Horny black hills on red grounds and exposed roots clawing the air like scary glove puppets are typical of Graham Sutherland in his prime. Teeth and thorns, the odd crucifixion and Somerset Maugham perched on a rattan stool with a jaundiced tortoise look on his face are typical of him soon after, in the Forties, when he and Bacon became friends and their work came close to colliding.
Similarities between the two painters are mustered in a colour-plate section at the beginning of an unbelievably circumspect book. ‘This account proceeds,’ the author explains, ‘from the specifics of an interchange between two individuals to considering more general frames of reference within which their affinities and differences may be usefully considered.’ Bacon’s response to that ‘usefully’ would have been a heartless cackle.
Martin Hammer sets out his stall with the caution of a lecturer suddenly called upon to operate two slide projectors at once. ‘Before looking at the evident visual affinities of the work that the two artists produced in the years 1943 and 1944,’ he warns his audience, ‘I want to step back somewhat, and adjust the focus from Bacon to Sutherland.’

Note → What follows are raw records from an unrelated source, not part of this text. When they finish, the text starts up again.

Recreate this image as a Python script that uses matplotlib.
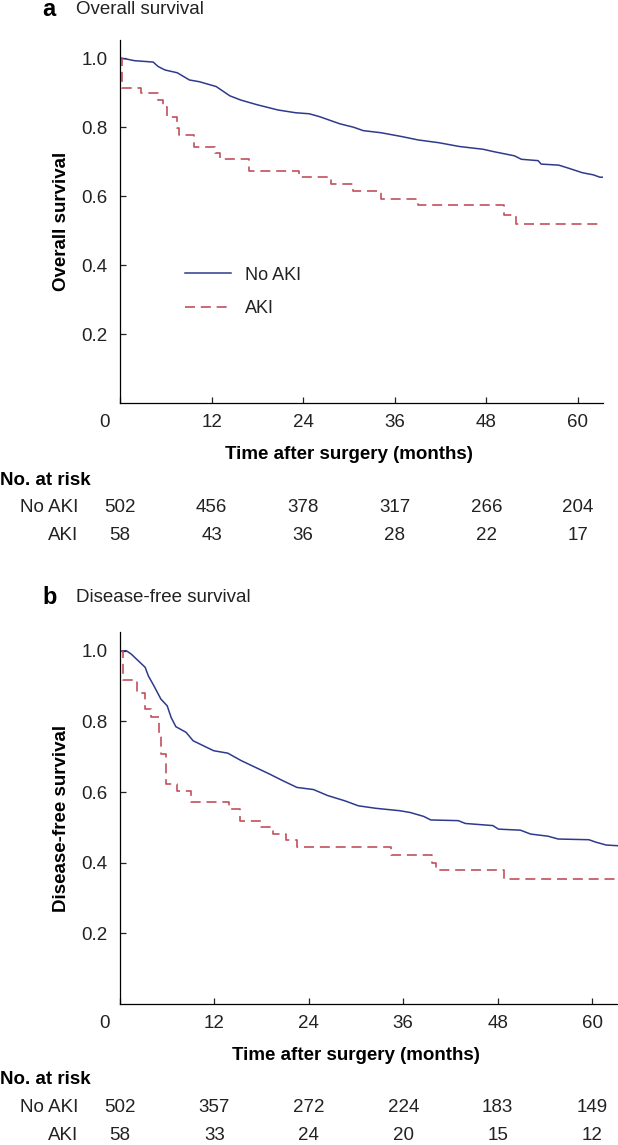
import matplotlib
matplotlib.use("Agg")
import matplotlib.pyplot as plt
from matplotlib.transforms import blended_transform_factory, ScaledTranslation

plt.rcParams['font.family'] = ['Liberation Sans', 'DejaVu Sans']

# ---- data ----
months = [0, 12, 24, 36, 48, 60]

# panel a: overall survival
os_noaki_t = [0, 0.8, 1.9, 4.35, 5.0, 5.9, 7.5, 9.1, 10.4, 12.6, 14.4, 15.8, 18.0, 20.7,
              23.0, 24.8, 26.1, 28.8, 30.6, 31.9, 34.2, 36.9, 39.1, 41.8, 44.5, 47.6, 49.0,
              51.7, 52.6, 54.8, 55.2, 57.5, 58.8, 60.6, 62.0, 62.9, 63.3]
os_noaki_s = [1.0, 0.998, 0.993, 0.989, 0.976, 0.966, 0.958, 0.937, 0.932, 0.918, 0.891,
              0.879, 0.865, 0.850, 0.842, 0.839, 0.831, 0.810, 0.800, 0.790, 0.784, 0.773,
              0.763, 0.755, 0.744, 0.736, 0.729, 0.717, 0.707, 0.703, 0.693, 0.690, 0.681,
              0.668, 0.662, 0.655, 0.655]
os_aki_t = [0, 0.3, 2.8, 5.0, 5.7, 6.1, 7.5, 7.7, 9.7, 12.4, 13.1, 16.9, 23.4, 27.7,
            30.6, 34.2, 39.1, 50.3, 51.9, 63.0]
os_aki_s = [1.0, 0.915, 0.899, 0.879, 0.860, 0.831, 0.797, 0.776, 0.742, 0.725, 0.708,
            0.674, 0.655, 0.635, 0.616, 0.593, 0.573, 0.546, 0.519, 0.519]
os_risk_noaki = [502, 456, 378, 317, 266, 204]
os_risk_aki = [58, 43, 36, 28, 22, 17]

# panel b: disease-free survival
dfs_noaki_t = [0, 0.8, 1.4, 2.3, 3.2, 3.6, 4.3, 5.2, 6.0, 6.5, 7.1, 8.4, 9.3, 10.6, 11.9,
               13.7, 15.4, 17.2, 19.0, 20.7, 22.5, 24.6, 26.4, 28.6, 30.3, 32.5, 35.6, 36.9,
               38.6, 39.5, 43.0, 43.9, 47.4, 48.1, 50.9, 52.2, 54.4, 55.7, 59.6, 60.5, 61.8,
               63.3]
dfs_noaki_s = [1.0, 1.0, 0.991, 0.972, 0.953, 0.929, 0.901, 0.863, 0.844, 0.811, 0.785,
               0.769, 0.745, 0.731, 0.717, 0.710, 0.689, 0.670, 0.651, 0.632, 0.613, 0.607,
               0.590, 0.575, 0.561, 0.554, 0.547, 0.542, 0.531, 0.521, 0.519, 0.511, 0.505,
               0.495, 0.492, 0.481, 0.475, 0.467, 0.465, 0.458, 0.450, 0.448]
dfs_aki_t = [0, 0.35, 2.1, 3.2, 3.9, 4.9, 5.2, 5.8, 7.2, 9.0, 13.8, 15.2, 17.9, 19.4,
             21.1, 22.5, 34.4, 39.6, 40.2, 48.8, 63.3]
dfs_aki_s = [1.0, 0.918, 0.880, 0.835, 0.811, 0.759, 0.708, 0.623, 0.602, 0.571, 0.552,
             0.517, 0.500, 0.481, 0.465, 0.443, 0.422, 0.400, 0.380, 0.354, 0.354]
dfs_risk_noaki = [502, 357, 272, 224, 183, 149]
dfs_risk_aki = [58, 33, 24, 20, 15, 12]

BLUE = '#2f3a8c'
RED = '#c0505c'
INK = '#222222'
W, H = 618, 1145

fig = plt.figure(figsize=(W / 100, H / 100), dpi=100)


def fy(px):
    return 1 - px / H


def panel(box, title_y, letter, title, ylabel, noaki, aki, risk_noaki, risk_aki, rows,
          legend=False):
    left, right, top, bottom = box
    ax = fig.add_axes([left / W, fy(bottom), (right - left) / W, (bottom - top) / H])
    # the big cohort has many tiny steps, so it reads as a jagged line
    ax.plot(noaki[0], noaki[1], color=BLUE, lw=1.1, label='No AKI')
    ax.step(aki[0], aki[1], where='post', color=RED, lw=1.2, dashes=(6, 3.5), label='AKI')
    ax.set_xlim(0, 63.3)
    ax.set_ylim(0, 1.053)
    for s in ['top', 'right']:
        ax.spines[s].set_visible(False)
    for s in ['left', 'bottom']:
        ax.spines[s].set_linewidth(0.9)
    ax.set_xticks(months)
    ax.set_xticklabels([str(m) for m in months])
    ax.set_yticks([0.2, 0.4, 0.6, 0.8, 1.0])
    ax.set_yticklabels(['0.2', '0.4', '0.6', '0.8', '1.0'])
    ax.tick_params(direction='in', length=4.5, width=0.9, labelsize=13.5, colors=INK)
    ax.tick_params(axis='x', pad=8)
    ax.tick_params(axis='y', pad=9)
    # the origin label sits a little to the left
    lab0 = ax.get_xticklabels()[0]
    lab0.set_transform(lab0.get_transform() + ScaledTranslation(-0.15, 0, fig.dpi_scale_trans))

    fig.text(42 / W, fy(title_y), letter, fontsize=17, fontweight='bold', va='center')
    fig.text(76.5 / W, fy(title_y), title, fontsize=13.5, va='center', color=INK)
    fig.text(62 / W, fy((top + bottom) / 2), ylabel, rotation=90, fontsize=13.5,
             fontweight='bold', ha='center', va='center')

    tr = blended_transform_factory(ax.transData, fig.transFigure)
    ax.text(30, fy(rows[0]), 'Time after surgery (months)', transform=tr, ha='center',
            va='center', fontsize=13.5, fontweight='bold')
    fig.text(0, fy(rows[1]), 'No. at risk', fontsize=13.5, fontweight='bold', va='center')
    fig.text(78 / W, fy(rows[2]), 'No AKI', fontsize=13.5, ha='right', va='center', color=INK)
    fig.text(78 / W, fy(rows[3]), 'AKI', fontsize=13.5, ha='right', va='center', color=INK)
    for m, a, b in zip(months, risk_noaki, risk_aki):
        ax.text(m, fy(rows[2]), str(a), transform=tr, ha='center', va='center',
                fontsize=13.5, color=INK)
        ax.text(m, fy(rows[3]), str(b), transform=tr, ha='center', va='center',
                fontsize=13.5, color=INK)

    if legend:
        ax.legend(loc='upper left', bbox_to_anchor=(0.1, 0.42), frameon=False,
                  fontsize=13, handlelength=2.6, handletextpad=0.75, labelspacing=0.9,
                  labelcolor=INK)
    return ax


panel((120, 603, 40, 403), 10, 'a', 'Overall survival', 'Overall survival',
      (os_noaki_t, os_noaki_s), (os_aki_t, os_aki_s), os_risk_noaki, os_risk_aki,
      (455, 481, 508, 536), legend=True)
panel((120, 618, 632, 1004), 597, 'b', 'Disease-free survival', 'Disease-free survival',
      (dfs_noaki_t, dfs_noaki_s), (dfs_aki_t, dfs_aki_s), dfs_risk_noaki, dfs_risk_aki,
      (1056, 1080, 1107, 1135))

fig.savefig('out.png', dpi=100)
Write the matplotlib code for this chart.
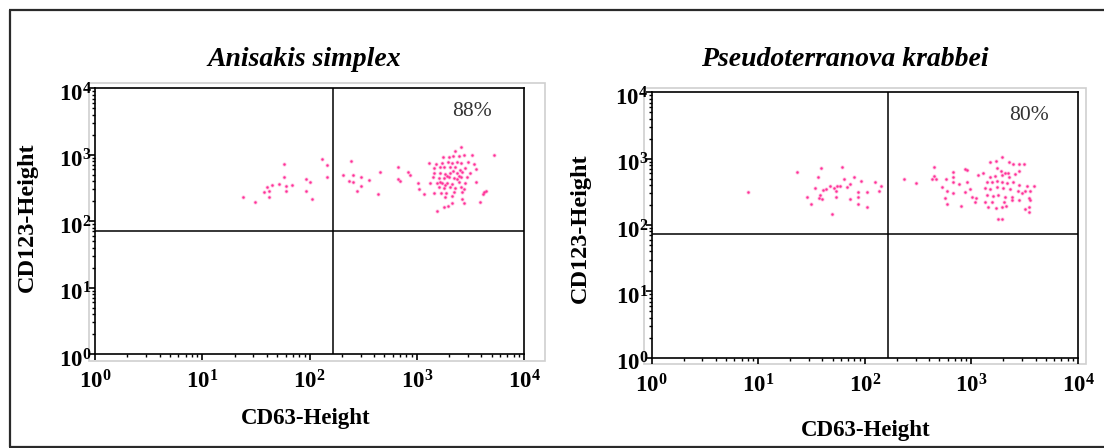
import matplotlib
matplotlib.use('Agg')
import matplotlib.pyplot as plt
from matplotlib.patches import Rectangle
from matplotlib.lines import Line2D
import matplotlib.ticker as mticker
import matplotlib.transforms as mtransforms

plt.rcParams['font.family'] = ['Liberation Serif', 'DejaVu Serif']
plt.rcParams['mathtext.fontset'] = 'custom'
plt.rcParams['mathtext.rm'] = 'Liberation Serif:bold'
plt.rcParams['mathtext.it'] = 'Liberation Serif:bold:italic'
plt.rcParams['mathtext.bf'] = 'Liberation Serif:bold'

# ---------------- data ----------------
titles = ['Anisakis simplex', 'Pseudoterranova krabbei']
percent_labels = ['88%', '80%']
x_label = 'CD63-Height'
y_label = 'CD123-Height'
decade_ticks = [1, 10, 100, 1000, 10000]
decade_labels = [r'$\mathrm{10^{0}}$', r'$\mathrm{10^{1}}$', r'$\mathrm{10^{2}}$',
                 r'$\mathrm{10^{3}}$', r'$\mathrm{10^{4}}$']
gate_cd63 = 165
gate_cd123 = 72

# Anisakis simplex events (CD63, CD123)
as_cd63 = [130, 147, 58, 58, 147, 93, 101, 52, 45, 69, 61, 40, 38, 42, 61, 93, 42, 24, 31, 105,
           243, 206, 254, 301, 234, 255, 355, 456, 301, 277, 437, 668, 822, 859, 663, 698, 1020, 1050,
           2559, 2249, 1746, 1990, 2183, 2466, 2748, 3243, 5200, 1291, 1524, 1722, 1945, 2138, 2382,
           2559, 2992, 3404, 1439, 1637, 1786, 2032, 2296, 2518, 2844, 3606, 1462, 1663, 1851, 2061,
           2382, 2649, 3126, 1419, 1603, 1786, 1990, 2213, 2559, 2951, 3532, 1340, 1545, 1722, 1919,
           2138, 2466, 2844, 1603, 1786, 2032, 2296, 2559, 2748, 1161, 1462, 1687, 1892, 2213, 2649,
           4227, 4416, 1851, 2138, 2649, 2748, 3882, 4169, 2138, 1945, 1811, 1545,
           1919, 2382, 2183, 1851, 2466, 1663]
as_cd123 = [855, 695, 719, 458, 458, 428, 394, 360, 355, 355, 335, 331, 278, 282, 282, 285, 234, 234, 197, 218,
            798, 501, 501, 458, 407, 394, 413, 551, 335, 282, 257, 655, 551, 501, 432, 407, 372, 305,
            1297, 1140, 938, 916, 960, 960, 993, 993, 993, 762, 728, 762, 789, 745, 780,
            745, 789, 728, 625, 647, 662, 647, 662, 590, 625, 604, 526, 526, 508, 538,
            526, 557, 526, 458, 442, 442, 458, 442, 458, 458, 394, 372, 380, 372, 380,
            363, 394, 372, 324, 313, 331, 313, 331, 302, 257, 263, 269, 263, 279, 279,
            279, 288, 229, 240, 213, 190, 197, 257, 186, 169, 162, 144,
            480, 428, 577, 351, 480, 394]

# Pseudoterranova krabbei events (CD63, CD123)
pk_cd63 = [8.1, 23.2, 38.5, 61, 36.8, 79, 93, 64, 34.3, 40.5, 42.9, 47.4, 51, 54.8, 53.2, 58, 68.6, 72,
           38.2, 37, 39.9, 28.6, 54, 72, 86, 86, 106, 31, 86, 106, 49.5,
           124, 141, 136, 234, 301,
           445, 445, 427, 465, 573, 678, 678, 678, 871, 917, 904, 771, 526, 594, 678, 569, 594, 800,
           871, 971, 1007, 1107, 1081, 1164, 1277, 1496, 1693, 1929, 2275, 2483, 2825, 3083, 1730,
           1888, 2075, 2228, 2767, 1496, 1667, 1929, 2275, 2576, 1393, 1553, 1730, 1929, 2148, 2483,
           2767, 3311, 3828, 1343, 1496, 1730, 1971, 2314, 2710, 3199, 3565, 1393, 1585, 1795, 2075,
           2393, 2972, 3436, 3565, 1343, 1553, 2028, 2393, 1445, 1706, 1929, 2118, 2825, 3199, 3508,
           3508, 1770, 1929]
pk_cd123 = [318, 637, 714, 748, 522, 522, 460, 493, 366, 341, 353, 383, 366, 383, 325, 392, 370, 410,
            283, 252, 244, 267, 267, 244, 318, 267, 318, 205, 205, 185, 147,
            450, 386, 329, 493, 425,
            757, 547, 499, 499, 499, 635, 535, 450, 706, 675, 450, 410, 369, 325, 300, 252, 207, 195,
            318, 344, 267, 258, 224, 566, 614, 900, 931, 1045, 900, 830, 830, 830, 714,
            659, 600, 614, 659, 535, 547, 566, 535, 586, 450, 450, 466, 450, 425, 450,
            401, 386, 386, 356, 344, 369, 356, 344, 329, 329, 329, 283, 274, 283, 267,
            267, 300, 252, 238, 224, 224, 219, 238, 189, 178, 189, 193, 238, 172, 185,
            155, 122, 122]

datasets = [(as_cd63, as_cd123), (pk_cd63, pk_cd123)]

# ---------------- layout ----------------
W, H = 1104, 448
fig = plt.figure(figsize=(W / 100, H / 100), dpi=100)

def fx(px):
    return px / W

def fy(py):
    return 1 - py / H

inner = [(95, 88.3, 524, 354), (651.5, 92.3, 1078, 357.7)]
outer = [(89.3, 82.7, 544.6, 360.7), (643.6, 87.7, 1086.4, 364)]
title_pos = [(304, 60), (845, 60)]
xlabel_pos = [(306, 418), (866, 430)]
ylabel_pos = [(27, 217), (580, 228)]
pct_pos = [(0.879, 0.912), (0.884, 0.914)]

frame_kw = dict(color='#2a2a2a', lw=1.6, transform=fig.transFigure, solid_capstyle='butt')
fig.add_artist(Line2D([fx(10), fx(10)], [fy(10), fy(447)], **frame_kw))
fig.add_artist(Line2D([fx(9.2), fx(1104)], [fy(10.5), fy(10.5)], **frame_kw))
fig.add_artist(Line2D([fx(9.2), fx(1104)], [fy(446.8), fy(446.8)], **frame_kw))

ylab_offset = mtransforms.ScaledTranslation(0, -4 / 100, fig.dpi_scale_trans)

for i in range(2):
    l, t, r, b = inner[i]
    ax = fig.add_axes([fx(l), fy(b), fx(r - l), (b - t) / H])
    ol, ot, orr, ob = outer[i]
    fig.add_artist(Rectangle((fx(ol), fy(ob)), fx(orr - ol), (ob - ot) / H,
                             transform=fig.transFigure, fill=False,
                             edgecolor='#cfcfcf', lw=1.2, zorder=0))
    xs, ys = datasets[i]
    ax.scatter(xs, ys, s=9, c='#ff7cc0', marker='o', linewidths=0, alpha=0.45, zorder=3)
    ax.scatter(xs, ys, s=3, c='#ff1f8f', marker='o', linewidths=0, alpha=0.9, zorder=3)
    ax.set_xscale('log')
    ax.set_yscale('log')
    ax.set_xlim(1, 10000)
    ax.set_ylim(1, 10000)
    ax.axvline(gate_cd63, color='black', lw=1.1, zorder=4)
    ax.axhline(gate_cd123, color='black', lw=1.1, zorder=4)
    for sp in ax.spines.values():
        sp.set_linewidth(1.2)
        sp.set_color('black')
    ax.set_xticks(decade_ticks)
    ax.set_xticklabels(decade_labels)
    ax.set_yticks(decade_ticks)
    ax.set_yticklabels(decade_labels)
    ax.xaxis.set_minor_locator(mticker.LogLocator(base=10, subs=range(2, 10), numticks=20))
    ax.yaxis.set_minor_locator(mticker.LogLocator(base=10, subs=range(2, 10), numticks=20))
    ax.xaxis.set_minor_formatter(mticker.NullFormatter())
    ax.yaxis.set_minor_formatter(mticker.NullFormatter())
    ax.tick_params(axis='x', which='major', direction='out', length=4, width=1.2,
                   labelsize=16.5, pad=8)
    ax.tick_params(axis='y', which='major', direction='out', length=4, width=1.2,
                   labelsize=16.5, pad=-1.5)
    ax.tick_params(axis='both', which='minor', direction='out', length=2.5, width=1.0)
    for lab in ax.get_yticklabels():
        lab.set_transform(lab.get_transform() + ylab_offset)
    ax.text(pct_pos[i][0], pct_pos[i][1], percent_labels[i], transform=ax.transAxes,
            ha='center', va='center', fontsize=15.5, color='#333333')
    fig.text(fx(title_pos[i][0]), fy(title_pos[i][1]), titles[i], ha='center', va='center',
             fontsize=20, style='italic', fontweight='bold')
    fig.text(fx(xlabel_pos[i][0]), fy(xlabel_pos[i][1]), x_label, ha='center', va='center',
             fontsize=16.5, fontweight='bold')
    fig.text(fx(ylabel_pos[i][0]), fy(ylabel_pos[i][1]), y_label, ha='center', va='center',
             fontsize=17.5, fontweight='bold', rotation=90)

fig.savefig('out.png', dpi=100)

While Hammer twiddles his critical apparatus it’s worth mentioning, maybe, that Sutherland himself referred to ‘the habit of art historians to oversimplify — to label and pigeonhole’. Booked into a double pigeonhole, he and Bacon become an odd couple brought together by art historical imperatives: the magnetism of ‘influences’ and the atmospherics of culture. This isn’t to say that the two were unaffected by one another. There was a friendship and, as the pictures show, there were for a while stylistic parallels and overlaps. The differences, however, were fundamental.
Sutherland was essentially a graphic artist. Unlike Bacon he enjoyed the patronage of Kenneth Clark, who included him in the series Penguin Modern Painters, a distinction equivalent to about five Turner Prizes.